Went through a whole place making process with AT to beautify Mackelvie Street as part of the project installing raised tables. Was meant to get trees and street furniture. One particularly vociferous retailer seems to have won. No Trees or furniture and in the last month AT freshened up a huge painted flush medium. Without many great examples of placemaking it seems a lot of people still favour a motorway vibe to their local streets.

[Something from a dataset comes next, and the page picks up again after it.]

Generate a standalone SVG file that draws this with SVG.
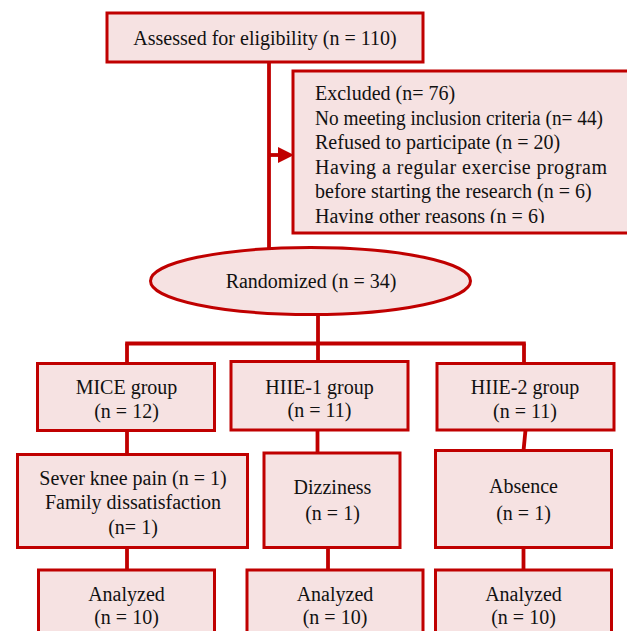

But, AT have a Sustainability Framework to follow. I have asked who was representing the Sustainability Framework at the RASF discussion on one project – the stunned silence implied no-one was. I reckon it’s a good question to ask of the Mackelvie St project. And who was representing the various Council plans that talk about street trees – eg the Parks and Open Spaces Policy, the Auckland Plan. If these are not being represented in the RASF discussion, why not? If someone from the local board was representing the Council plans (they shouldn’t have been, I think. They would have enough local placemaking documents to be representing), did they insist on trees? Did they feel they wouldn’t get anywhere? Why not?
The RASF may be under review, but the review is not finished, as I understand it. So it stands as it is. Meaning that AT should not have felt able to bow to the pressure of one retailer in the face of multiple documents stating the need for trees.
Regardless of the rest, how that side street even gets a painted flush median boggles the mind. Its a side lane of a shopping strip dressed up like Great South Road.
The biggest benefits are for people’s wellbeing and quality of life, and bigger is better! But they can also help with stormwater.
https://talkwellington.org.nz/2017/that-tree-what-did-it-ever-do-for-you/
Biophilia is a key element of mental health and the Healthy Streets tests include trees!
The costs of cleaning up after deciduous trees is something reflected in the US research – I love my neighbour / the council to have trees on their land where I can benefit, but when I’m responsible my value is a bit lower.
Great photos and I’m all in favour of beautifying the city. But only if it comes with an agreement that those trees could be removed at a later date if required. Look at the folly of the Garnet Rd cycleway in Auckland. A wide street with extremely wide grass berms but nothing sane could be done because trees had been planted and god forbid we cut down some 6-8foot high trees and plant new ones when we’re done.
Everyone loves trees but they’re not sentient beings and can be replaced. I’m willing to accept exceptions for well established ‘character’ trees, but let’s be practical.
Saving the trees there was just one of several excuses not to have a cycleway.